Task directions:
Below is a block of records; return all of them exactly, but without the images.

(Figure scripts)
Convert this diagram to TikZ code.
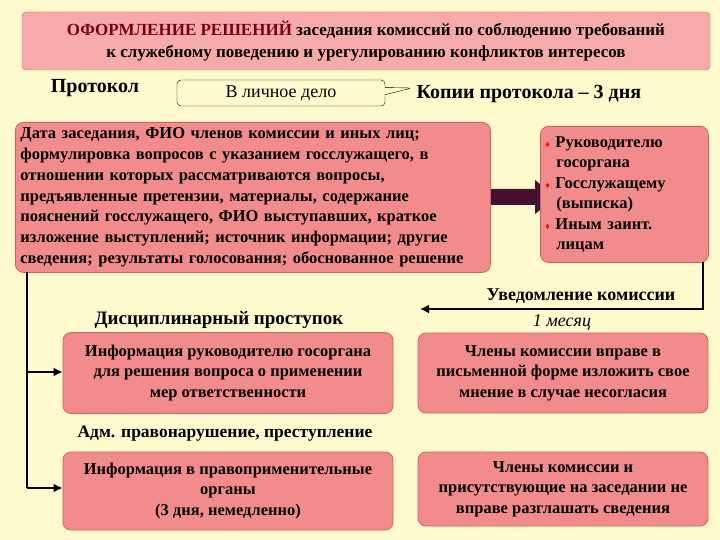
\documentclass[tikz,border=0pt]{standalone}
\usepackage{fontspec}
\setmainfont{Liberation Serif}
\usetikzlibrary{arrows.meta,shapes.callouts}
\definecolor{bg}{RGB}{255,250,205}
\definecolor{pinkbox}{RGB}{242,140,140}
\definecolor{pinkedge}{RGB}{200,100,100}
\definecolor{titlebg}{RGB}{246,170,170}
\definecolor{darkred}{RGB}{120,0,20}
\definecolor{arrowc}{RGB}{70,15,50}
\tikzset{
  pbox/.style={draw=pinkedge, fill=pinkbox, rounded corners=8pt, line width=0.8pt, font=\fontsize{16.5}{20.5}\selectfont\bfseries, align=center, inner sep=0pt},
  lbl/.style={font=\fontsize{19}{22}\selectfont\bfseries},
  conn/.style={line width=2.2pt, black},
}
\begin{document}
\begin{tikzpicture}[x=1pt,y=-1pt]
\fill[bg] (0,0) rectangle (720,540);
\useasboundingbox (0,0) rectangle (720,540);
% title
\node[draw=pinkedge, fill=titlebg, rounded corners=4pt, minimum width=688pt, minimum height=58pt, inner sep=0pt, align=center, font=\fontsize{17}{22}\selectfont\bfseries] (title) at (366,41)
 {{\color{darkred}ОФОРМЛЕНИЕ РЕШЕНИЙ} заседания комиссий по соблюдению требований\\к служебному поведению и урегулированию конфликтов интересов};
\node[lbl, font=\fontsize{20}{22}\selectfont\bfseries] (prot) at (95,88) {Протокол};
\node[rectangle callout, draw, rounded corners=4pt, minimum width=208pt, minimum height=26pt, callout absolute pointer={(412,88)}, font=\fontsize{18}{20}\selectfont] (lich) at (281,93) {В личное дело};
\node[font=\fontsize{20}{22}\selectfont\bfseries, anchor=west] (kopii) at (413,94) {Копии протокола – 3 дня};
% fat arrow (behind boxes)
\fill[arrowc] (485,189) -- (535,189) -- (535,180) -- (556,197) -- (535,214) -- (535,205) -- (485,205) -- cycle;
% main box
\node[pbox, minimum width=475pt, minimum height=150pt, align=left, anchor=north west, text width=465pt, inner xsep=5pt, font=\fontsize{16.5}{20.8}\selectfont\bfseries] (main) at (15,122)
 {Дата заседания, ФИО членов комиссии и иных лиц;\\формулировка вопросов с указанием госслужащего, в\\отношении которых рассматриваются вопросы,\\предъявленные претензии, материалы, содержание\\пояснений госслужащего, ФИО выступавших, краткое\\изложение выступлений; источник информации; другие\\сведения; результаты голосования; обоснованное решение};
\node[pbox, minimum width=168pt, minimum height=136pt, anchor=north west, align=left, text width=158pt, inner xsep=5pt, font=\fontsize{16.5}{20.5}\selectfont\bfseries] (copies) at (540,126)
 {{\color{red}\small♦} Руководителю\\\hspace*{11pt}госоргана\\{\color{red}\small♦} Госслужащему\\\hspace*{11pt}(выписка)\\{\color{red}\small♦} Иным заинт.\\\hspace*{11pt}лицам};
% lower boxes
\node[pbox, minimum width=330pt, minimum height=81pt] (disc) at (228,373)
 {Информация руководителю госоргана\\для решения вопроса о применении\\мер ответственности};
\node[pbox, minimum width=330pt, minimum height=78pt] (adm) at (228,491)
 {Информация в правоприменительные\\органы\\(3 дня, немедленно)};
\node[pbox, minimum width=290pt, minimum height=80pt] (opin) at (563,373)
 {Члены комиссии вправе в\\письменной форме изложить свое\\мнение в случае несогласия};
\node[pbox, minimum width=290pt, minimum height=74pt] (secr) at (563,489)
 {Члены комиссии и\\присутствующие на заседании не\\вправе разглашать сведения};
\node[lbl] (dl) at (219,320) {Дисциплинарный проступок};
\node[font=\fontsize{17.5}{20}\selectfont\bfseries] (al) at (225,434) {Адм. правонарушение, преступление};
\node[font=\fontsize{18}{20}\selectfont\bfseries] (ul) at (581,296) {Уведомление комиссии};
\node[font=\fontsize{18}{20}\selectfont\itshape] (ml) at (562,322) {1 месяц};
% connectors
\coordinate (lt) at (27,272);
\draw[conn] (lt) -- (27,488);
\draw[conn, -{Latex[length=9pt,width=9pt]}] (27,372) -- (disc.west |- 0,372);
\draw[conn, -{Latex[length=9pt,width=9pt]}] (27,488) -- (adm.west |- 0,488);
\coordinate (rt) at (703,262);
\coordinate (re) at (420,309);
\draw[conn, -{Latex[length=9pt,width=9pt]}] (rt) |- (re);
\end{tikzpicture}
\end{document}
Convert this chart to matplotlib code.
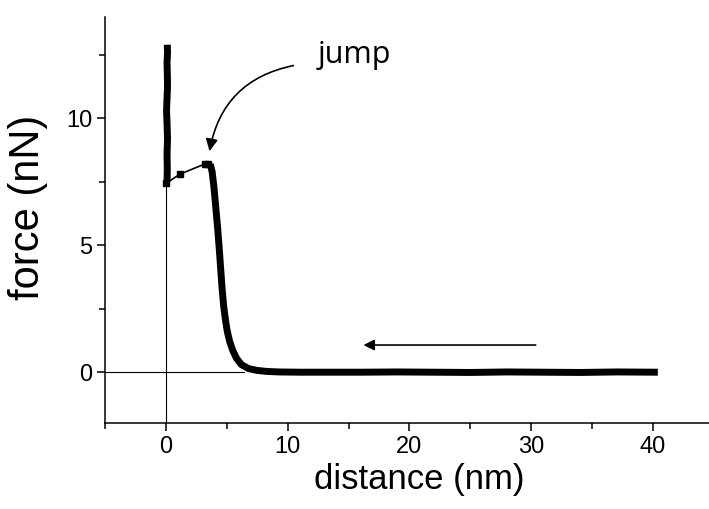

Correct answer:
Convert this diagram to TikZ code.
\documentclass[tikz,border=0pt]{standalone}
\usepackage{fontspec}
\setmainfont{Liberation Serif}
\usetikzlibrary{arrows.meta,shapes.callouts}
\definecolor{bg}{RGB}{255,250,205}
\definecolor{pinkbox}{RGB}{242,140,140}
\definecolor{pinkedge}{RGB}{200,100,100}
\definecolor{titlebg}{RGB}{246,170,170}
\definecolor{darkred}{RGB}{120,0,20}
\definecolor{arrowc}{RGB}{70,15,50}
\tikzset{
  pbox/.style={draw=pinkedge, fill=pinkbox, rounded corners=8pt, line width=0.8pt, font=\fontsize{16.5}{20.5}\selectfont\bfseries, align=center, inner sep=0pt},
  lbl/.style={font=\fontsize{19}{22}\selectfont\bfseries},
  conn/.style={line width=2.2pt, black},
}
\begin{document}
\begin{tikzpicture}[x=1pt,y=-1pt]
\fill[bg] (0,0) rectangle (720,540);
\useasboundingbox (0,0) rectangle (720,540);
% title
\node[draw=pinkedge, fill=titlebg, rounded corners=4pt, minimum width=688pt, minimum height=58pt, inner sep=0pt, align=center, font=\fontsize{17}{22}\selectfont\bfseries] (title) at (366,41)
 {{\color{darkred}ОФОРМЛЕНИЕ РЕШЕНИЙ} заседания комиссий по соблюдению требований\\к служебному поведению и урегулированию конфликтов интересов};
\node[lbl, font=\fontsize{20}{22}\selectfont\bfseries] (prot) at (95,88) {Протокол};
\node[rectangle callout, draw, rounded corners=4pt, minimum width=208pt, minimum height=26pt, callout absolute pointer={(412,88)}, font=\fontsize{18}{20}\selectfont] (lich) at (281,93) {В личное дело};
\node[font=\fontsize{20}{22}\selectfont\bfseries, anchor=west] (kopii) at (413,94) {Копии протокола – 3 дня};
% fat arrow (behind boxes)
\fill[arrowc] (485,189) -- (535,189) -- (535,180) -- (556,197) -- (535,214) -- (535,205) -- (485,205) -- cycle;
% main box
\node[pbox, minimum width=475pt, minimum height=150pt, align=left, anchor=north west, text width=465pt, inner xsep=5pt, font=\fontsize{16.5}{20.8}\selectfont\bfseries] (main) at (15,122)
 {Дата заседания, ФИО членов комиссии и иных лиц;\\формулировка вопросов с указанием госслужащего, в\\отношении которых рассматриваются вопросы,\\предъявленные претензии, материалы, содержание\\пояснений госслужащего, ФИО выступавших, краткое\\изложение выступлений; источник информации; другие\\сведения; результаты голосования; обоснованное решение};
\node[pbox, minimum width=168pt, minimum height=136pt, anchor=north west, align=left, text width=158pt, inner xsep=5pt, font=\fontsize{16.5}{20.5}\selectfont\bfseries] (copies) at (540,126)
 {{\color{red}\small♦} Руководителю\\\hspace*{11pt}госоргана\\{\color{red}\small♦} Госслужащему\\\hspace*{11pt}(выписка)\\{\color{red}\small♦} Иным заинт.\\\hspace*{11pt}лицам};
% lower boxes
\node[pbox, minimum width=330pt, minimum height=81pt] (disc) at (228,373)
 {Информация руководителю госоргана\\для решения вопроса о применении\\мер ответственности};
\node[pbox, minimum width=330pt, minimum height=78pt] (adm) at (228,491)
 {Информация в правоприменительные\\органы\\(3 дня, немедленно)};
\node[pbox, minimum width=290pt, minimum height=80pt] (opin) at (563,373)
 {Члены комиссии вправе в\\письменной форме изложить свое\\мнение в случае несогласия};
\node[pbox, minimum width=290pt, minimum height=74pt] (secr) at (563,489)
 {Члены комиссии и\\присутствующие на заседании не\\вправе разглашать сведения};
\node[lbl] (dl) at (219,320) {Дисциплинарный проступок};
\node[font=\fontsize{17.5}{20}\selectfont\bfseries] (al) at (225,434) {Адм. правонарушение, преступление};
\node[font=\fontsize{18}{20}\selectfont\bfseries] (ul) at (581,296) {Уведомление комиссии};
\node[font=\fontsize{18}{20}\selectfont\itshape] (ml) at (562,322) {1 месяц};
% connectors
\coordinate (lt) at (27,272);
\draw[conn] (lt) -- (27,488);
\draw[conn, -{Latex[length=9pt,width=9pt]}] (27,372) -- (disc.west |- 0,372);
\draw[conn, -{Latex[length=9pt,width=9pt]}] (27,488) -- (adm.west |- 0,488);
\coordinate (rt) at (703,262);
\coordinate (re) at (420,309);
\draw[conn, -{Latex[length=9pt,width=9pt]}] (rt) |- (re);
\end{tikzpicture}
\end{document}
Convert this chart to matplotlib code.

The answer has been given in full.